Они обменялись рукопожатием. Коротким. Обязательным. Без смысла.
Уже через двадцать минут они ехали по маршруту между аэродромом и зданием бывшего Высшего арбитражного суда, теперь переоборудованного под временный координационный центр. Джип не был бронирован. Но все знали: никто не посмеет стрелять в дипломата, пока кровь на улицах ещё не остыла.
Посол смотрел в окно. Проезжал мимо сгоревших броневиков, надписей на стенах, где имена были перечёркнуты, а рядом — нарисованы цветы. Он не комментировал. Он был слишком опытен, чтобы путать уличную живопись с политикой.
В приёмной его ждали.

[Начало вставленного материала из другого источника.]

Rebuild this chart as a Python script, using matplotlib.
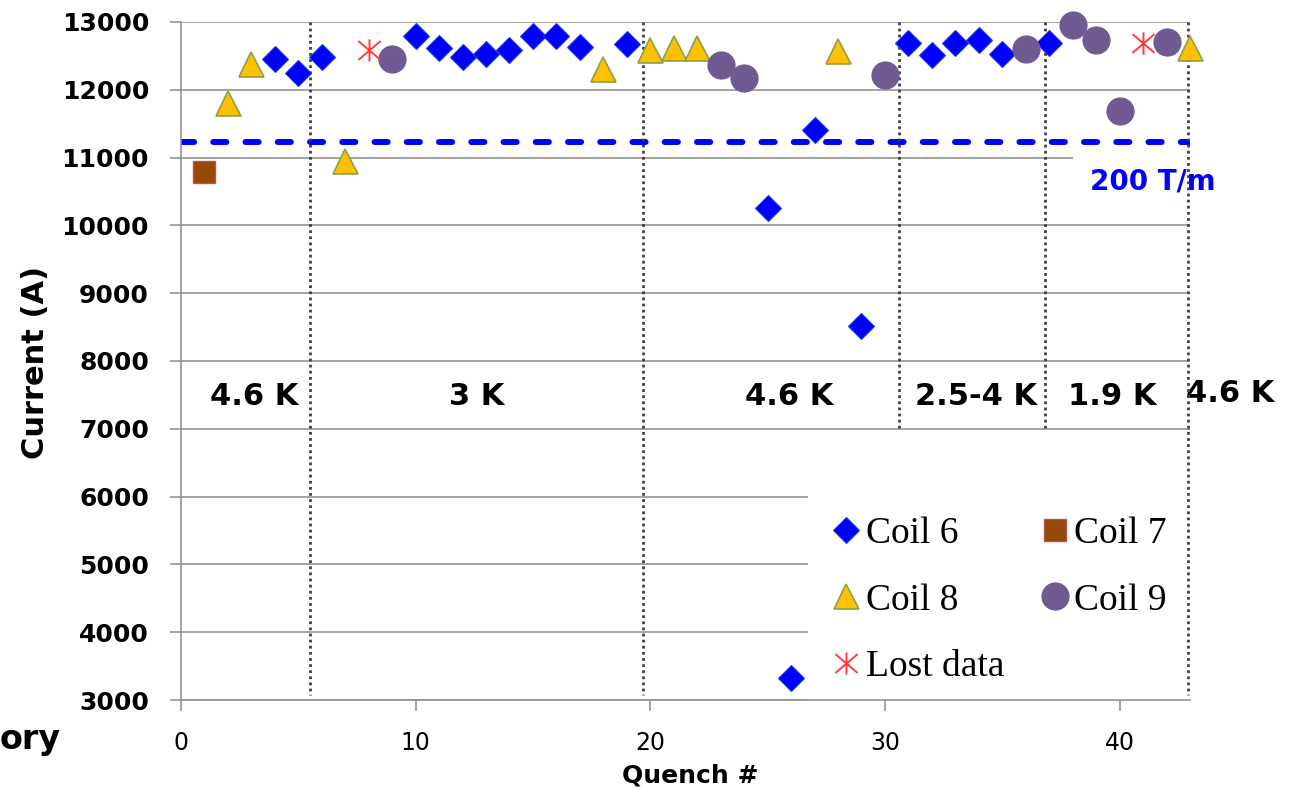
import matplotlib
matplotlib.use('Agg')
import matplotlib.pyplot as plt
from matplotlib.path import Path

# ---------------- data ----------------
coil6_q = [4, 5, 6, 10, 11, 12, 13, 14, 15, 16, 17, 19, 25, 26, 27, 29, 31, 32, 33, 34, 35, 37]
coil6_i = [12450, 12250, 12480, 12790, 12620, 12480, 12530, 12590, 12790, 12790, 12630, 12680,
           10250, 3320, 11400, 8520, 12690, 12510, 12690, 12740, 12530, 12690]
coil7_q = [1]
coil7_i = [10780]
coil8_q = [2, 3, 7, 18, 20, 21, 22, 28, 43]
coil8_i = [11800, 12380, 10950, 12300, 12590, 12620, 12620, 12570, 12620]
coil9_q = [9, 23, 24, 30, 36, 38, 39, 40, 42]
coil9_i = [12460, 12370, 12180, 12220, 12600, 12950, 12740, 11690, 12700]
lost_q = [8, 41]
lost_i = [12590, 12690]

limit_current = 11230            # 200 T/m line
limit_label = '200 T/m'

boundary_q = [5.5, 19.7, 30.6, 36.8, 42.9]
boundary_bottom = [3080, 3080, 7000, 7000, 3080]

temp_labels = ['4.6 K', '3 K', '4.6 K', '2.5-4 K', '1.9 K', '4.6 K']
temp_q = [3.1, 12.6, 25.9, 33.9, 39.7, 44.7]
temp_i = [7470, 7470, 7470, 7470, 7470, 7520]

x_ticks = [0, 10, 20, 30, 40]
y_ticks = list(range(3000, 13001, 1000))

# ---------------- figure ----------------
fig = plt.figure(figsize=(12.89, 7.90), dpi=100)
ax = fig.add_axes([0.1404, 0.1139, 0.7828, 0.8583])
ax.set_xlim(0, 43)
ax.set_ylim(3000, 13000)

grid_c = '#8c8c8c'
ax.set_yticks(y_ticks)
ax.set_xticks(x_ticks)
ax.grid(axis='y', color=grid_c, lw=1.1, zorder=0.5)
ax.set_axisbelow(True)
ax.xaxis.set_zorder(4)
for s in ['top', 'right']:
    ax.spines[s].set_visible(False)
for s in ['left', 'bottom']:
    ax.spines[s].set_color(grid_c)
    ax.spines[s].set_linewidth(1.1)
    ax.spines[s].set_zorder(4)
ax.tick_params(axis='both', direction='out', length=8, width=1.1, color=grid_c)
ax.tick_params(axis='y', pad=15, labelsize=18)
ax.tick_params(axis='x', pad=14, labelsize=17)
for lab in ax.get_yticklabels():
    lab.set_fontweight('bold')
    lab.set_family('DejaVu Sans')
for lab in ax.get_xticklabels():
    lab.set_family('DejaVu Sans')

# 200 T/m dashed line
ax.axhline(limit_current, color='#0000ff', lw=4.3, dashes=(2.2, 3.2),
           dash_capstyle='round', zorder=2)

# region boundaries
for q, b in zip(boundary_q, boundary_bottom):
    ax.plot([q, q], [13000, b], color='#404040', lw=2.0, dashes=(1, 1.2),
            zorder=4, clip_on=False)

# temperature labels
for i, (t, q, y) in enumerate(zip(temp_labels, temp_q, temp_i)):
    kw = {}
    if i == len(temp_labels) - 1:
        kw['bbox'] = dict(facecolor='white', edgecolor='none', pad=11)
    ax.text(q, y, t, ha='center', va='center', fontsize=22, fontweight='bold',
            family='DejaVu Sans', color='black', zorder=3, clip_on=False, **kw)

ax.text(41.4, 10640, limit_label, ha='center', va='center', fontsize=20,
        fontweight='bold', family='DejaVu Sans', color='#0000ff', zorder=3,
        clip_on=False, bbox=dict(facecolor='white', edgecolor='none', pad=12))

# markers
ast = Path([(0, -1), (0, 1), (-1, -0.85), (1, 0.85), (-1, 0.85), (1, -0.85)],
           [Path.MOVETO, Path.LINETO, Path.MOVETO, Path.LINETO, Path.MOVETO, Path.LINETO])

h6, = ax.plot(coil6_q, coil6_i, ls='none', marker='D', ms=13, mfc='#0000ff',
              mec='#1a3adf', mew=0.8, zorder=5, clip_on=False, label='Coil 6')
h7, = ax.plot(coil7_q, coil7_i, ls='none', marker='s', ms=15.5, mfc='#984807',
              mec='#c0504d', mew=1.0, zorder=5, clip_on=False, label='Coil 7')
h8, = ax.plot(coil8_q, coil8_i, ls='none', marker='^', ms=18, mfc='#ffc000',
              mec='#8ea04a', mew=1.2, zorder=5, clip_on=False, label='Coil 8')
h9, = ax.plot(coil9_q, coil9_i, ls='none', marker='o', ms=19.5, mfc='#6f5a92',
              mec='#6f5a92', mew=0.8, zorder=5, clip_on=False, label='Coil 9')
hl, = ax.plot(lost_q, lost_i, ls='none', marker=ast, ms=16, mfc='none',
              mec='#ff3c3c', mew=1.4, zorder=5, clip_on=False, label='Lost data')

leg = ax.legend(handles=[h6, h8, hl, h7, h9], ncol=2, loc='upper left',
                bbox_to_anchor=(808 / 1289, 1 - 493 / 790), bbox_transform=fig.transFigure,
                prop={'family': 'Liberation Serif', 'size': 27}, frameon=True,
                fancybox=False, framealpha=1, facecolor='white', edgecolor='none',
                borderpad=0.62, handlelength=0.8, handletextpad=0.12,
                labelspacing=0.86, columnspacing=0.95, markerscale=1.0,
                borderaxespad=0)
leg.set_zorder(3.5)

# axis labels
fig.text(36 / 1289, 1 - 362 / 790, 'Current (A)', rotation=90, ha='center', va='center',
         fontsize=22, fontweight='bold', family='DejaVu Sans')
fig.text(690 / 1289, 1 - 775 / 790, 'Quench #', ha='center', va='center',
         fontsize=18, fontweight='bold', family='DejaVu Sans')
fig.text(0, 1 - 740 / 790, 'ory', ha='left', va='center', fontsize=24,
         fontweight='bold', family='DejaVu Sans')

fig.savefig('out.png', dpi=100, facecolor='white')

Серафина Макаса — с медицинскими записями и усталостью в глазах. Орлов — с автоматом, но без ремня на поясе. И отец Антонио Гатти, в чёрной рясе, с серебряным распятием на груди и жёстким светом молитвы в глазах. Посол подошёл первым к Гатти.
— Mon pere, — склонил он голову. — Ваш голос был силён даже за Луарой.
— Я говорил не вам, — ответил Антонио. — Я говорил тем, кто молчал под
завалами.— Франция помнит.
— Франция помнила бы лучше, если бы не молчала раньше.
Посол не обиделся. Он не для того прилетел. Короткий протокол. Представление. Запись в журнале.
— Вы не ожидали триумфа? — спросил он у Люка.
— Мы ожидали, что они не вернутся.
— Кто — они?
— Те, кто думают, что убивать — значит организовывать.
Посол кивнул.
— Тогда я здесь, чтобы убедиться, что теперь — не хаос.
— А я — чтобы он не вернулся в дипломатических чемоданах.
Они оба поняли, что всё сказано. Дальше — политика.
Комната, в которой проходила встреча, раньше называлась залом для арбитражных заседаний. Теперь — просто «переговорка». Стены — выцветший мрамор, потолок — с трещинами, стол — переживший троих министров и один поджог. Внутри — четыре человека. Пятеро охранников — за дверью. Никаких стенографистов. Никаких камер. Только память — как свидетель.
Слева — посол Франции Жерар де Мюль. Перед ним — папка. В ней не документы, а контуры возможного будущего. Слева от него — помощник. Молчит, запоминает.
Справа — Люк Дюпон. Сидит, не опираясь на спинку. Рядом — Серафина, с папкой медицинской статистики, которую никто не попросит. Позади — Антонио Гатти. Не вмешивается, пока.
— Итак, — начал посол, не поднимая глаз, — ситуация, насколько я понимаю, стабилизируется.
— Нет, — ответил Дюпон. — Она устала. Это не одно и то же.
Посол кивнул.
— Принято. Значит, нам необходимо помочь превратить усталость в структуру.
— В обмен на?
— В обмен на стабильность. Для вас. Для региона. Для Франции.
— В этом порядке?
— В дипломатии порядок важен меньше, чем результат.
Он разложил бумаги.
— Предлагаем: Временное соглашение о гражданской администрации. Международную наблюдательную миссию. Подготовку выборов в течение шести месяцев. Защиту иностранных инвестиций в горнодобывающий и телекоммуникационный сектор. Гарантии от преследования бывших чиновников, кроме доказанных случаев тяжёлых преступлений. Французская финансовая линия в экстренном режиме на сумму, эквивалентную 40 миллионам евро.
Он смотрел на лица. Ожидал реакции.
Серафина молчала. Она читала слова как диагноз. Каждый пункт — симптом болезни, от которой пациент ещё не очнулся, а ему уже предлагают реабилитацию.
— И что вы хотите взамен? — спросил Люк.
— Признание. Ответственность. Кооперацию.
— Признание чего?
— Что вы — сторона, с которой можно говорить.
— Мы говорим. Значит, вы признали.
Посол не улыбнулся. Он знал: тут не торгуются — тут проверяют друг друга на выдержку.
— Франция не хочет управлять, — продолжил он. — Она хочет помочь. Но она не будет ждать вечно. За вами наблюдают — не только мы.
— Вы говорите об Англии?
— Я говорю о тем, кто не предложит выборов, а предложит — оружие.
Пауза.
— И кто будет гарантом нашей безопасности в момент выборов? — спросила Серафина, холодно.
— Франция готова предоставить инструкторов, наблюдателей, часть контингента по линии ЕС.
— Контингент? На нашей земле?
— Только при вашем согласии. По запросу. С ограниченным мандатом.